*** Supplied material

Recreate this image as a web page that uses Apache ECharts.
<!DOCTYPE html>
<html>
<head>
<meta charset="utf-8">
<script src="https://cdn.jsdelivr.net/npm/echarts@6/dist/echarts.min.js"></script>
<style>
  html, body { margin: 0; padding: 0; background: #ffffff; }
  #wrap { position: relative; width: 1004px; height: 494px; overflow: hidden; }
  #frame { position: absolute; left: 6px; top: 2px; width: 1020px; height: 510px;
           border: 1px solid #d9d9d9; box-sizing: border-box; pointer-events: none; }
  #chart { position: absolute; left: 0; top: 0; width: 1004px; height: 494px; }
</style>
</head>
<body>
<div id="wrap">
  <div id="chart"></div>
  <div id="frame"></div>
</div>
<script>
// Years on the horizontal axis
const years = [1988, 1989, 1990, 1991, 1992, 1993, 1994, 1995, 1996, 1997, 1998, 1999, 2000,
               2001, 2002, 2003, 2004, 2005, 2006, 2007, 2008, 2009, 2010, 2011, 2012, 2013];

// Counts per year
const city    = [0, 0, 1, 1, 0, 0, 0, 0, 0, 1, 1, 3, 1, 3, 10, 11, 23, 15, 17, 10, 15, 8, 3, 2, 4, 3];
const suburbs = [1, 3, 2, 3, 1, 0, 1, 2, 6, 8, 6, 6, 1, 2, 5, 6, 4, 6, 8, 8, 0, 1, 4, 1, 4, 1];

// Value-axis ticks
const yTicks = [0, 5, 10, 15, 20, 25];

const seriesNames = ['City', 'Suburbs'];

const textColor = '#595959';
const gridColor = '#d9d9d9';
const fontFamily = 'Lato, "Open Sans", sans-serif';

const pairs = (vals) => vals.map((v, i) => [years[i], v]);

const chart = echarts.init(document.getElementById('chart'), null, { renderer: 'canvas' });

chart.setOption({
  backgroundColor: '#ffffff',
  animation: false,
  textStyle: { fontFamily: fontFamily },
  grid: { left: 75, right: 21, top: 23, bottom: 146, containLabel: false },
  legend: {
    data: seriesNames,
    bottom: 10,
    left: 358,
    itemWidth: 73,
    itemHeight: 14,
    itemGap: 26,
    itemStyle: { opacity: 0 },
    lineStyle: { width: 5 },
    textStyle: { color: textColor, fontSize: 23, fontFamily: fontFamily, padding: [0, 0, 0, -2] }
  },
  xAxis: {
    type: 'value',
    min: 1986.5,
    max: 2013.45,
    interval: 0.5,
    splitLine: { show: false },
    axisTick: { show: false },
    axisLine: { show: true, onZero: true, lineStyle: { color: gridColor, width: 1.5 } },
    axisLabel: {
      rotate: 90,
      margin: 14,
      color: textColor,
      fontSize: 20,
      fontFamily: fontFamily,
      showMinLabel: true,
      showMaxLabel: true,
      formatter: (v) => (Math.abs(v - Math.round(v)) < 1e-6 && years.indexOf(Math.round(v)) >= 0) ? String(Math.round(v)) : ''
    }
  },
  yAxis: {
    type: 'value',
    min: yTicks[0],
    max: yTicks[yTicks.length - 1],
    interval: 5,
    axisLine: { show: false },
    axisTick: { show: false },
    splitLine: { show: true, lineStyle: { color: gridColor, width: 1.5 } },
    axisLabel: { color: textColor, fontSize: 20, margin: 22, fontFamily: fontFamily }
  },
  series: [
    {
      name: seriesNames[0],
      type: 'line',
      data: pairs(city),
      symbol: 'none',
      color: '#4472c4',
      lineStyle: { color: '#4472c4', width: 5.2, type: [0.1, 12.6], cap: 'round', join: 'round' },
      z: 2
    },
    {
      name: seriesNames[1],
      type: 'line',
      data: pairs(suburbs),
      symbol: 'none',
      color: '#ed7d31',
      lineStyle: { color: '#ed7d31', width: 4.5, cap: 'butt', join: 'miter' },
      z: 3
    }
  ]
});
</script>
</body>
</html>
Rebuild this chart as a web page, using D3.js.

******

Brief: Write out the entries above once more, without altering anything.

Final result:
Recreate this image as a web page that uses Apache ECharts.
<!DOCTYPE html>
<html>
<head>
<meta charset="utf-8">
<script src="https://cdn.jsdelivr.net/npm/echarts@6/dist/echarts.min.js"></script>
<style>
  html, body { margin: 0; padding: 0; background: #ffffff; }
  #wrap { position: relative; width: 1004px; height: 494px; overflow: hidden; }
  #frame { position: absolute; left: 6px; top: 2px; width: 1020px; height: 510px;
           border: 1px solid #d9d9d9; box-sizing: border-box; pointer-events: none; }
  #chart { position: absolute; left: 0; top: 0; width: 1004px; height: 494px; }
</style>
</head>
<body>
<div id="wrap">
  <div id="chart"></div>
  <div id="frame"></div>
</div>
<script>
// Years on the horizontal axis
const years = [1988, 1989, 1990, 1991, 1992, 1993, 1994, 1995, 1996, 1997, 1998, 1999, 2000,
               2001, 2002, 2003, 2004, 2005, 2006, 2007, 2008, 2009, 2010, 2011, 2012, 2013];

// Counts per year
const city    = [0, 0, 1, 1, 0, 0, 0, 0, 0, 1, 1, 3, 1, 3, 10, 11, 23, 15, 17, 10, 15, 8, 3, 2, 4, 3];
const suburbs = [1, 3, 2, 3, 1, 0, 1, 2, 6, 8, 6, 6, 1, 2, 5, 6, 4, 6, 8, 8, 0, 1, 4, 1, 4, 1];

// Value-axis ticks
const yTicks = [0, 5, 10, 15, 20, 25];

const seriesNames = ['City', 'Suburbs'];

const textColor = '#595959';
const gridColor = '#d9d9d9';
const fontFamily = 'Lato, "Open Sans", sans-serif';

const pairs = (vals) => vals.map((v, i) => [years[i], v]);

const chart = echarts.init(document.getElementById('chart'), null, { renderer: 'canvas' });

chart.setOption({
  backgroundColor: '#ffffff',
  animation: false,
  textStyle: { fontFamily: fontFamily },
  grid: { left: 75, right: 21, top: 23, bottom: 146, containLabel: false },
  legend: {
    data: seriesNames,
    bottom: 10,
    left: 358,
    itemWidth: 73,
    itemHeight: 14,
    itemGap: 26,
    itemStyle: { opacity: 0 },
    lineStyle: { width: 5 },
    textStyle: { color: textColor, fontSize: 23, fontFamily: fontFamily, padding: [0, 0, 0, -2] }
  },
  xAxis: {
    type: 'value',
    min: 1986.5,
    max: 2013.45,
    interval: 0.5,
    splitLine: { show: false },
    axisTick: { show: false },
    axisLine: { show: true, onZero: true, lineStyle: { color: gridColor, width: 1.5 } },
    axisLabel: {
      rotate: 90,
      margin: 14,
      color: textColor,
      fontSize: 20,
      fontFamily: fontFamily,
      showMinLabel: true,
      showMaxLabel: true,
      formatter: (v) => (Math.abs(v - Math.round(v)) < 1e-6 && years.indexOf(Math.round(v)) >= 0) ? String(Math.round(v)) : ''
    }
  },
  yAxis: {
    type: 'value',
    min: yTicks[0],
    max: yTicks[yTicks.length - 1],
    interval: 5,
    axisLine: { show: false },
    axisTick: { show: false },
    splitLine: { show: true, lineStyle: { color: gridColor, width: 1.5 } },
    axisLabel: { color: textColor, fontSize: 20, margin: 22, fontFamily: fontFamily }
  },
  series: [
    {
      name: seriesNames[0],
      type: 'line',
      data: pairs(city),
      symbol: 'none',
      color: '#4472c4',
      lineStyle: { color: '#4472c4', width: 5.2, type: [0.1, 12.6], cap: 'round', join: 'round' },
      z: 2
    },
    {
      name: seriesNames[1],
      type: 'line',
      data: pairs(suburbs),
      symbol: 'none',
      color: '#ed7d31',
      lineStyle: { color: '#ed7d31', width: 4.5, cap: 'butt', join: 'miter' },
      z: 3
    }
  ]
});
</script>
</body>
</html>
Rebuild this chart as a web page, using D3.js.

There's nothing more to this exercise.